To be clear, I am not stating that
QB64 output eats NUL bytes, I'm saying that a normal DOS or Unix terminal eats NUL bytes. As far as I know, QB64 emulates its own terminal outputs and does not use standard DOS, Unix, Mac, or Windows terminal outputs.
In terms of
how QB64 should behave, it should respect that CHR$(0) is not meant to be a printable character in Unix, DOS, or QuickBASIC. CHR$(255) is meant to be a printable character, which is visually the same as a space character, but with a different character number so it isn't actually a space. In the original QBASIC, INKEY$ displays special keys as a NUL byte + another byte. The NUL part was never displayable, which was a touch confusing when first learning INKEY$, as it appeared to be returning a single character when pressing arrows or F-keys or whatever. Had to use LEN() on it to make any sense of it!

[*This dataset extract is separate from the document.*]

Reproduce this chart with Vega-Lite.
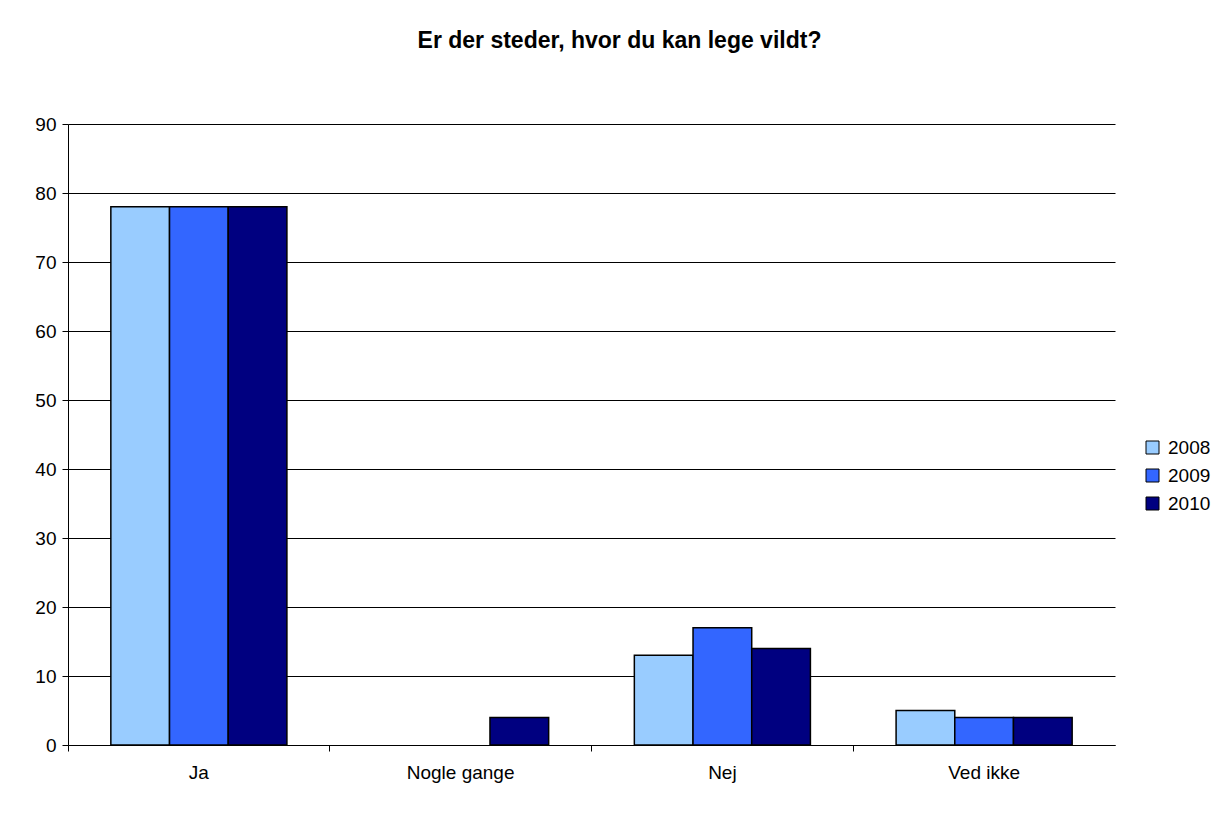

I just tried this command on a GNU+Linux terminal to confirm:
The NUL byte gets eaten, all that is output is the two braces by themselves.
printf '[\x00]\n' | wc --bytes
4
This returns "4" as expected, the two square bracket bytes, the NUL byte, and the Unix newline byte. The NUL byte is there, but it is not displayed.
Please note that there are tons of non-display characters in terminals, such as ANSI codes. There are also a lot of special terminal characters, such as the TAB character CHR$(9) / Ctrl+K which brings the cursor to the next horizontal tab stop, or BEL character CHR$(7) / Ctrl+G which tells the PC speaker to issue a beep sound.
Speaking of which, does the QB64 emulated terminal support ANSI colour codes?
QuickBASIC used the standard DOS terminal for output, so it supported ANSI codes if your version of DOS supported ANSI codes.
I just checked, and QB64 does not support ANSI codes. It displays the ESC character CHR$(27) as a left-pointing arrow.